最終的にシャチは「手伝う」と言ってくれたが、気持ちだけもらっておくことにした。
ローはナマエに直接「掃除しろ」と指示したのだ。対象には他の誰も含まれていない。
手伝ってもらったことが原因でグチグチ言われるのは心外だし、書庫を掃除するメリットはナマエにしかない。
いくら暇人なシャチでもナマエの私欲に付き合わせるのは悪いと思ったのだ。


「なんだかんだ言いつつもお前って船長に忠実だよな。」
「…忠実じゃないよ、逆らえないだけ。」
「その割には命知らずな暴言吐いてるぜ、お前。」
「言葉ぐらいでしか対抗できないからね。」
「はは、そりゃそーだ。」


最終的にしっかりローの言いつけを守るナマエは意外と忠実なのかもしれない。

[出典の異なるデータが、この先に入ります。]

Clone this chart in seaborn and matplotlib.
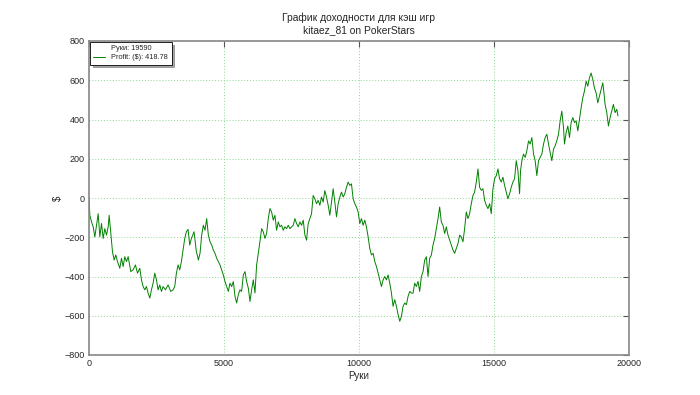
import matplotlib
matplotlib.use("Agg")
import matplotlib.pyplot as plt
from matplotlib.lines import Line2D
import seaborn as sns
import pandas as pd

# ---- data ----
hands = [0, 32, 93, 155, 217, 278, 340, 401, 463, 525, 586, 648, 710, 747, 808, 870, 932, 993, 1055,
         1141, 1203, 1265, 1326, 1388, 1450, 1548, 1635, 1721, 1795, 1881, 1943, 2004, 2066, 2128,
         2189, 2251, 2313, 2374, 2436, 2498, 2559, 2621, 2683, 2744, 2831, 2929, 3028, 3114, 3176,
         3237, 3299, 3361, 3422, 3484, 3546, 3607, 3669, 3731, 3792, 3891, 3977, 4039,
         4050, 4112, 4174, 4235, 4297, 4359, 4420, 4482, 4544, 4605, 4667, 4729, 4790, 4852, 4914,
         4975, 5037, 5099, 5160, 5222, 5283, 5345, 5407, 5468, 5530, 5592, 5653, 5715, 5777, 5838,
         5900, 5962, 6023, 6085, 6147, 6208, 6270, 6331, 6393, 6455, 6516, 6578, 6640, 6701, 6763,
         6825, 6886, 6948, 7010, 7071, 7133, 7195, 7256, 7318, 7380, 7441, 7503, 7564, 7626, 7688,
         7749, 7811, 7873, 7934, 7996, 8058,
         8118, 8180, 8242, 8303, 8365, 8427, 8488, 8550, 8612, 8673, 8735, 8797, 8858, 8920, 8981,
         9043, 9105, 9166, 9228, 9290, 9351, 9413, 9475, 9536, 9598, 9660, 9721, 9783, 9845, 9906,
         9968, 10029, 10091, 10153, 10214, 10276, 10338, 10399, 10461, 10523, 10584, 10646, 10708,
         10769, 10831, 10893, 10954, 11016, 11077, 11139, 11201, 11262, 11324, 11386, 11447, 11509,
         11571, 11632, 11694, 11756, 11817, 11879, 11940,
         12001, 12063, 12125, 12186, 12248, 12310, 12371, 12433, 12494, 12556, 12618, 12679, 12741,
         12803, 12864, 12926, 12988, 13049, 13111, 13173, 13234, 13296, 13358, 13419, 13481, 13543,
         13604, 13666, 13728, 13789, 13851, 13912, 13974, 14036, 14097, 14159, 14221, 14282, 14344,
         14406, 14467, 14529, 14591, 14652, 14714, 14776, 14837, 14899, 14961, 15022, 15084, 15146,
         15207, 15269, 15330, 15392, 15454, 15515, 15577, 15639, 15700, 15762, 15824, 15885, 15947,
         15983, 16032, 16094, 16156, 16217, 16279, 16340, 16402, 16464, 16525, 16587, 16649, 16710,
         16772, 16834, 16895, 16957, 17019, 17080, 17142, 17204, 17265, 17327, 17389, 17450, 17512,
         17574, 17611, 17672, 17734, 17796, 17857, 17919, 17981, 18042, 18104, 18165, 18227, 18289,
         18350, 18412, 18474, 18535, 18597, 18659, 18720, 18782, 18844, 18905, 18967, 19029, 19066,
         19115, 19177, 19238, 19300, 19362, 19423, 19485, 19547, 19590]

profit = [0, -88, -122, -147, -198, -139, -80, -198, -130, -206, -156, -189, -147, -88, -181, -274,
          -316, -290, -324, -358, -307, -349, -299, -324, -299, -375, -366, -341, -383, -358, -417,
          -451, -468, -451, -485, -510, -468, -434, -383, -417, -468, -443, -476, -451, -468, -443,
          -476, -468, -451, -383, -341, -366, -324, -265, -206, -172, -160, -240, -206, -172, -274,
          -307,
          -316, -282, -189, -139, -164, -105, -189, -223, -240, -265, -282, -307, -324, -341, -366,
          -392, -426, -451, -476, -434, -451, -426, -501, -535, -493, -468, -476, -392, -375, -426,
          -459, -527, -468, -417, -484, -341, -282, -223, -156, -172, -206, -181, -105, -54, -71,
          -113, -88, -164, -122, -147, -139, -164, -147, -156, -139, -156, -147, -139, -105, -130,
          -147, -122, -139, -113, -189, -215,
          -130, -105, -80, 13, -4, -29, -12, -37, 5, -21, 38, 5, -37, -88, -21,
          47, -21, -96, -29, 5, 30, 5, 22, 55, 81, 64, 72, -4, -29, -46,
          -71, -130, -105, -139, -113, -147, -198, -257, -290, -282, -324, -349, -383,
          -417, -451, -417, -400, -417, -392, -434, -484, -552, -518, -552, -594, -628,
          -603, -552, -535, -544, -501, -476, -484,
          -485, -434, -451, -425, -476, -400, -375, -316, -299, -400, -307, -291, -240,
          -206, -156, -105, -46, -122, -139, -181, -147, -189, -215, -240, -265, -282,
          -257, -232, -189, -198, -223, -156, -71, -105, -80, -29, 13, 30, 81,
          148, 55, 39, 47, -12, -37, -54, -29, -80, 47, 98, 114, 148,
          98, 81, 106, 64, 30, -4, 22, 55, 81, 98, 190, 140, 22,
          140, 190, 224, 207, 241, 291, 275, 308, 224, 190, 114, 190, 207,
          224, 275, 308, 325, 275, 232, 190, 249, 266, 291, 325, 393, 443,
          359, 275, 334, 367, 308, 384, 410, 384, 393, 342, 401, 460, 511,
          545, 595, 570, 612, 637, 604, 561, 536, 485, 519, 553, 587, 544,
          477, 435, 367, 410, 443, 477, 435, 452, 418.78]

title_text = "График доходности для кэш игр\nkitaez_81 on PokerStars"
x_label = "Руки"
y_label = "$"
legend_hands = "Руки: 19590"
legend_profit = "Profit: ($): 418.78"
x_ticks = [0, 5000, 10000, 15000, 20000]
y_ticks = [-800, -600, -400, -200, 0, 200, 400, 600, 800]

df = pd.DataFrame({"hands": hands, "profit": profit})

sns.set_style("white")
plt.rcParams["font.family"] = ["Liberation Sans", "DejaVu Sans"]

fig = plt.figure(figsize=(7.0, 3.95), dpi=100)
ax = fig.add_axes([89 / 700, 1 - 355 / 395, 540 / 700, 314 / 395])

sns.lineplot(data=df, x="hands", y="profit", ax=ax, color="#008000",
             linewidth=0.7, estimator=None, sort=False, label=legend_profit)

ax.set_xlim(0, 20000)
ax.set_ylim(-800, 800)
ax.set_xticks(x_ticks)
ax.set_yticks(y_ticks)
ax.set_xticklabels([str(t) for t in x_ticks], fontsize=6.5)
ax.set_yticklabels([f"{t}".replace("-", "\u2212") for t in y_ticks], fontsize=6.5)
ax.tick_params(direction="in", length=4, width=0.8, color="#555555",
               top=True, right=True, pad=3)
ax.grid(True, linestyle=(0, (1, 2)), color="#8fd88f", linewidth=0.7)
for s in ax.spines.values():
    s.set_color("#888888")
    s.set_linewidth(1.2)

ax.set_xlabel(x_label, fontsize=7, labelpad=2)
ax.set_ylabel(y_label, fontsize=7, labelpad=1)
ax.set_title(title_text, fontsize=7.4, pad=6)

blank = Line2D([], [], color="none")
line_handle = ax.get_lines()[0]
leg = ax.legend([blank, line_handle], [legend_hands, legend_profit],
                loc="upper left", fontsize=5.3, frameon=True, fancybox=False,
                shadow=True, borderaxespad=0.1, handlelength=1.6,
                handletextpad=0.9, borderpad=0.45, labelspacing=0.25)
leg.get_frame().set_edgecolor("black")
leg.get_frame().set_linewidth(0.6)

fig.savefig("out.png", dpi=100)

…口は悪いが。


「それに……一応、師匠だから…」
「外科医なのに?」
「まあ、医者には変わりないし、弟を助けてもらったのも事実だし……」
「……」


そうやって口をもごもごさせたナマエを見て、自然と笑みが零れた。
憎まれ口を叩きながらもローのことは医者として、ちゃんと尊敬しているようだ。


「…ごちそうさまっ!掃除キバってくる!」
「おう、頑張れ!」


食器も片付けずに行ってしまった可愛い妹分を、シャチは笑顔で見送った。